# Are you kidding me?



## mdaz75 (Apr 16, 2006)

Can you believe this item is allowed on EBAY?

http://cgi.ebay.com/BADGE-HOLDER-KNIFE-Police-Investigator-Security-law_W0QQitemZ140023725850QQihZ004QQcategoryZ1403QQrdZ1QQcmdZViewItem


----------



## 4ransom (Mar 1, 2006)

you can probably by an equivilant to that at any police supply store...


----------



## PBiddy35 (Aug 27, 2004)

They better have and ID card showing they're a Certified Systems Engineer!


----------



## Goose (Dec 1, 2004)

Well, at least I got a nice crotch shot and a good read out of viewing the auction.


----------



## Andy0921 (Jan 12, 2006)

Badge holders are available to the general public, at any police uniform store.

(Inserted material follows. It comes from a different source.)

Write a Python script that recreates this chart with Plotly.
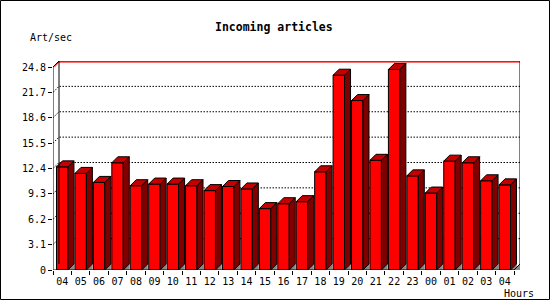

But some whacker could definitely go to town on ebay, that badge would look real from a distance.

http://cgi.ebay.com/ebaymotors/Ford-Crown-Victoria-P-O-L-I-C-E-2006-FORD-CROWN-VICTORIA-POLICE-INTERCEPTOR-P71-LOADED_W0QQcmdZViewItemQQcategoryZ6227QQihZ009QQitemZ190025821561QQrdZ1
They could by this 2006 crown vic and look like CSP trooper, in 2003 or 04 they had a few of those shit brown crown vics rolling around. The public really cant tell the difference in MY's. That car also come with a Federal Signal siren box.
http://cgi.ebay.com/Whelen-Dual-Ultra-Talon-LED-Dash-Light_W0QQitemZ140024283564QQihZ004QQcategoryZ39636QQrdZ1QQcmdZViewItem#ebayphotohosting
mount this talon in the dash.

all that dude would have to do is get this crown vic with some added accessories readiley available on ebay, and flash his engineer badge.


----------



## kttref (Oct 5, 2004)

Regardless, I reported it.


----------



## SOT (Jul 30, 2004)

Report that stuff ASAP like kttref did and the stuff gets removed.


----------



## Opie (May 28, 2003)

Clicked on Link and this is what I got:

*This Listing Is Unavailable*

















































*This listing (140023725850) has been removed or is no longer available. Please make sure you entered the right item number. *
If the listing was removed by eBay, consider it canceled. Note: Listings that have ended more than 90 days ago will no longer appear on eBay.

*kttref* looks like someone might be listening!


----------



## PBC FL Cop (Oct 22, 2003)

kttref said:


> Regardless, I reported it.


It worked, the item (whatever it was) is no longer available!!


----------



## kttref (Oct 5, 2004)

Sorry just thinking of every ones safety.


----------



## kwflatbed (Dec 29, 2004)

kttref said:


> Sorry just thinking of every ones safety.


Job Well Done Kate !!!


----------



## PBC FL Cop (Oct 22, 2003)

kttref said:


> Sorry just thinking of every ones safety.


No sorry necessary, my post was meant to say "job well done"  
</IMG>


----------



## kttref (Oct 5, 2004)

Ah, well thank you


----------



## mdaz75 (Apr 16, 2006)

Nice


----------



## MVS (Jul 2, 2003)

You people need to learn.. cut and paste...


----------